Pub chain owner Tim Martin, of JD Wetherspoon has warned Wednesday their half-year profits will be hit from £40m, due to the cumulative impact of additional costs.
Martin said to Sky News, “The fact of the matter is that in the pub world… there are very big cost barriers to overcome.”
Martin said that with steep increases in business rates and minimum wage regulations that 43% of a pint of beer is paid in taxes.
Speaking of the wider issues that Brexit is scaring customers away from the high-street was dismissed by him. He said, “People have tightened their belts a bit… Many have been over indebted so that is probably a good thing.”

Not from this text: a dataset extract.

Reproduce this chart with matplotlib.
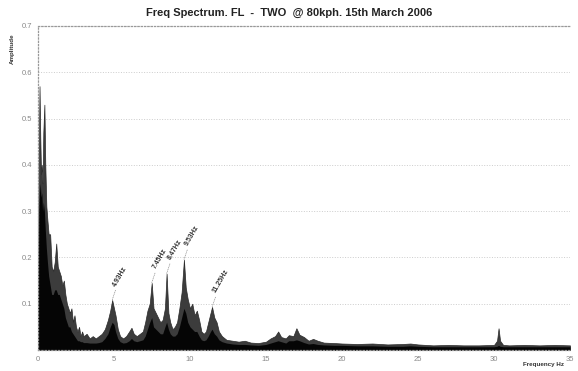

Martin spoke about the “unsustainably high” tax burden the government has imposed and that the government could help by reducing these costs, such as helping Mike Ashley’s bid to help save the high-street.
Martin wrote in support of a no deal Brexit, “The most frequently asked question, regarding the future, relates to the impact of leaving the EU.

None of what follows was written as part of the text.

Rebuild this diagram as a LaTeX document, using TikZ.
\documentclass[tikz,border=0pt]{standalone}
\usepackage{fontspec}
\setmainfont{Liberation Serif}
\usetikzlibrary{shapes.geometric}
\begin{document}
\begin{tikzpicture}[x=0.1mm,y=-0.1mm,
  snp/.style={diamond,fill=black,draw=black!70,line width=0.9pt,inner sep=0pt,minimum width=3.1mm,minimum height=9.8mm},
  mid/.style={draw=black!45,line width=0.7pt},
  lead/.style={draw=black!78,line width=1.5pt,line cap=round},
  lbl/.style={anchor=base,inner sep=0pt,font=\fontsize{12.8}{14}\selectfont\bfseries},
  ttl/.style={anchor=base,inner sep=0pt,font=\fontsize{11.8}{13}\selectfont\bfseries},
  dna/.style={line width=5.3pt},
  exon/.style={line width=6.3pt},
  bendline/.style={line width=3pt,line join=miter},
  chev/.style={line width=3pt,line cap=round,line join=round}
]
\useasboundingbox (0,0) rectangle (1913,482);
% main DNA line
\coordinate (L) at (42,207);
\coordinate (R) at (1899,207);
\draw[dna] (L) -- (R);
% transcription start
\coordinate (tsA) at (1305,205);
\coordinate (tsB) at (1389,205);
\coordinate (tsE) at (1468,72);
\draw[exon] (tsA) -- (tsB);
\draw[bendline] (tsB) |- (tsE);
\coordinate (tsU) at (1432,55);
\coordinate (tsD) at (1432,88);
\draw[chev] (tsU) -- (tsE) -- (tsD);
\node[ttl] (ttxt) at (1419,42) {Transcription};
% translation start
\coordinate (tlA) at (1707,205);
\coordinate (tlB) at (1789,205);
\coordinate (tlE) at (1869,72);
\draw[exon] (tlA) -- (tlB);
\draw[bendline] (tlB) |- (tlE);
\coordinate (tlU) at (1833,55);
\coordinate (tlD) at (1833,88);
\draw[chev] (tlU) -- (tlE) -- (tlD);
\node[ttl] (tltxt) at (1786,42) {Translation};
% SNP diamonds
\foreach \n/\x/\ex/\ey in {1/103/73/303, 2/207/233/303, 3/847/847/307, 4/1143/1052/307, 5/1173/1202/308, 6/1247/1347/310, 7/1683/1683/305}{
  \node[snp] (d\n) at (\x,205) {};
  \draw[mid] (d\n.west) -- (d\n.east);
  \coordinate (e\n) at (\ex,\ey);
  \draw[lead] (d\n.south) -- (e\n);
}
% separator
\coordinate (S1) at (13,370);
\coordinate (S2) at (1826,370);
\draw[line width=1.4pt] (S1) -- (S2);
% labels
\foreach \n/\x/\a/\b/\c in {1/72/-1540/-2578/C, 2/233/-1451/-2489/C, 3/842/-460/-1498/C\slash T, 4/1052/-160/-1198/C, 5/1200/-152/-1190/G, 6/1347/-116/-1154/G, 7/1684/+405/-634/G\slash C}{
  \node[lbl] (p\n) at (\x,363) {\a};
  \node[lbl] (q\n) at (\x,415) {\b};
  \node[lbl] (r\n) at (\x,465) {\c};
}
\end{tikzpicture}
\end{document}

“I have argued that the UK, and therefore Wetherspoon, will benefit from a free trade approach, by avoiding a ‘deal’ which involves the payment of £39bn to the EU, for which the House of Lords has confirmed there is no legal liability.
“This approach also means that the UK, without the agreement of the EU, can end some or all of the protectionist tariffs and quotas that apply on non-EU imports, including rice, oranges, bananas, coffee, wine, children’s clothes and over 12,000 other products, many of which are not produced in this country.
“Ending tariffs reduces prices for consumers, without loss of government income, since the proceeds are currently remitted to Brussels.”